# Crude Robin Tank



## Freqman1 (Dec 23, 2017)

Pretty rough but could be an economical place holder. V/r Shawn
http://rover.ebay.com/rover/1/711-5...0001&campid=5335809022&icep_item=272989440883


----------



## Kstone (Dec 23, 2017)

Dang. I worked as a professional caster a few years ago. Give me $300 and I'll personally make you a better cast.


----------



## buickmike (Dec 23, 2017)

If you gonna make something have somebody lend u one of these.  And get to castin


----------



## Bikermaniac (Dec 23, 2017)

buickmike said:


> If you gonna make something have somebody lend u one of these.  And get to castin
> 
> View attachment 728143




I heard there were plans to do another run of metal repops. They were dead on repops from Germany. I saw one for sale on ebay some time ago.


----------



## 5760rj (Dec 26, 2017)

Kstone said:


> Dang. I worked as a professional caster a few years ago. Give me $300 and I'll personally make you a better cast.
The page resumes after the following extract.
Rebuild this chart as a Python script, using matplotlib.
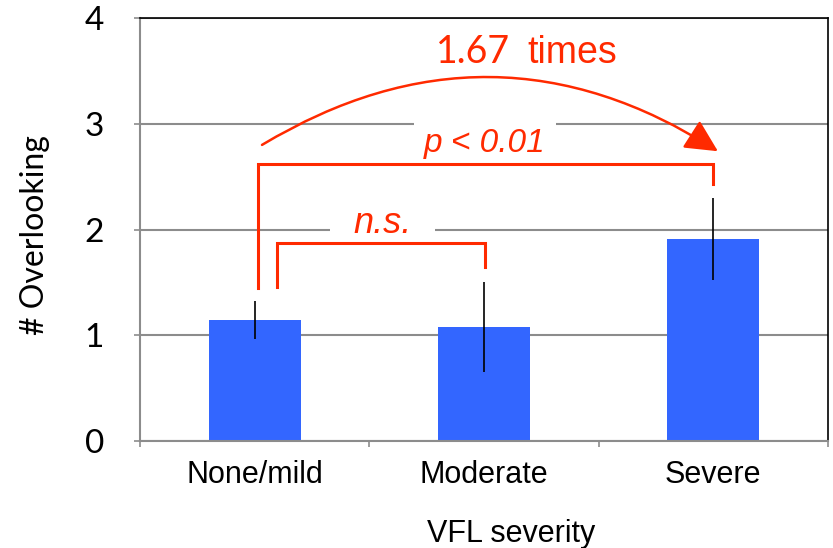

wish you lived in san diego I could really use your experience. .......


----------



## PlasticNerd (Dec 27, 2017)

Bikermaniac said:


> I heard there were plans to do another run of metal repops. They were dead on repops from Germany. I saw one for sale on ebay some time ago.



There were plans, but everyone on here shut the guy down and gave him grief for doing them before, and trying to find one of his old ones to do some more from !!


----------